I kind of figured that would be the case, but I was hoping Windows might have some hidden option around it 🙁

It seems like an option that would make a lot of sense, but it is definitely a very edge case scenario of someone hobbling together all sorts of random screens. I did try shifting both monitors to the same resolution, and the smaller monitor worked better but I can't shake the feeling that gimping my small monitor to 720p is just hurting it's potential more than anything.

I just ended up aligning the monitors to the region I most usually draw my cursor across. Now it only runs into a wall at the bottom, since I drag my mouse across the top more frequently. It was very very annoying when I had the invisible wall at the top and the bottom though.
 
The issue here is that the monitors are different aspect ratios and thus no resolutions will exist that will result in a full screen on all the monitors. To use your 3 monitors as an example, your 3 Left = 1280x1024 19", Centre = 1920x1080 23", Right = 1920x1200 24" will translate into 4:3, 16:9 and 16:10, although you could probably find a resolution that would be "acceptable" between the last two monitors, the image will still be stretched on one. If you bring the 4:3 into it then you will be left with black bars top and bottom of that screen to cope with the 16:9 or 16:10 resolutions. SO no monitor cloning will be worth it. You other option is to use the "extended desktop" and yes it will result with one screen being large and another being small AND you will still get the problem where you mouse will become stuck at the edge of one screen. Its like having a piece of A4 paper next to a piece of A3 paper, you couldn't draw a line between the two without first moving the pen up and in-line with the other sheet . . . if that makes sense. Hope this helps.
 
The issue here is that the monitors are different aspect ratios and thus no resolutions will exist that will result in a full screen on all the monitors. To use your 3 monitors as an example, your 3 Left = 1280x1024 19", Centre = 1920x1080 23", Right = 1920x1200 24" will translate into 4:3, 16:9 and 16:10, although you could probably find a resolution that would be "acceptable" between the last two monitors, the image will still be stretched on one. If you bring the 4:3 into it then you will be left with black bars top and bottom of that screen to cope with the 16:9 or 16:10 resolutions. SO no monitor cloning will be worth it. You other option is to use the "extended desktop" and yes it will result with one screen being large and another being small AND you will still get the problem where you mouse will become stuck at the edge of one screen. Its like having a piece of A4 paper next to a piece of A3 paper, you couldn't draw a line between the two without first moving the pen up and in-line with the other sheet . . . if that makes sense. Hope this helps.
 
under windows 7 control panel, display, screen resolution, at the top there is "Change the apperance of your displays", both monitors will be pictured based on the resolution you are running, you can drag the screens around to the position you want them in.

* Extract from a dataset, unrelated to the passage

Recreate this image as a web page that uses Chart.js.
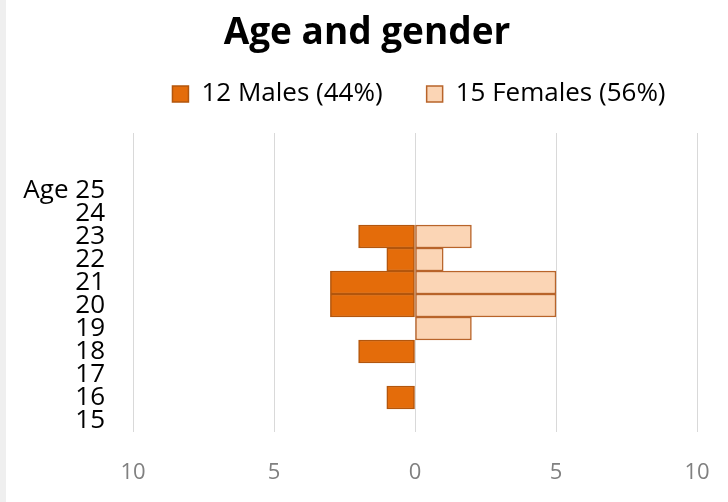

I run dual monitors, a dell 2411 in portrait 1200x1920 for web/documents and a samsung s23a950 landscape 1920x1080 for games/movies, I have the position based on the height of the samsung so when i drag something to the other screen it is linear, dragging from the dell it will stop if too high or too low.
 

Yea, I did that. The problem is that the larger monitor is lower resolution, so the mouse runs into an invisible wall because the bottom of the small monitor thinks it is below the bottom of the larger monitor, when in fact the larger monitor's top and bottom are both above/below (respectively) the top and bottom of the smaller monitor.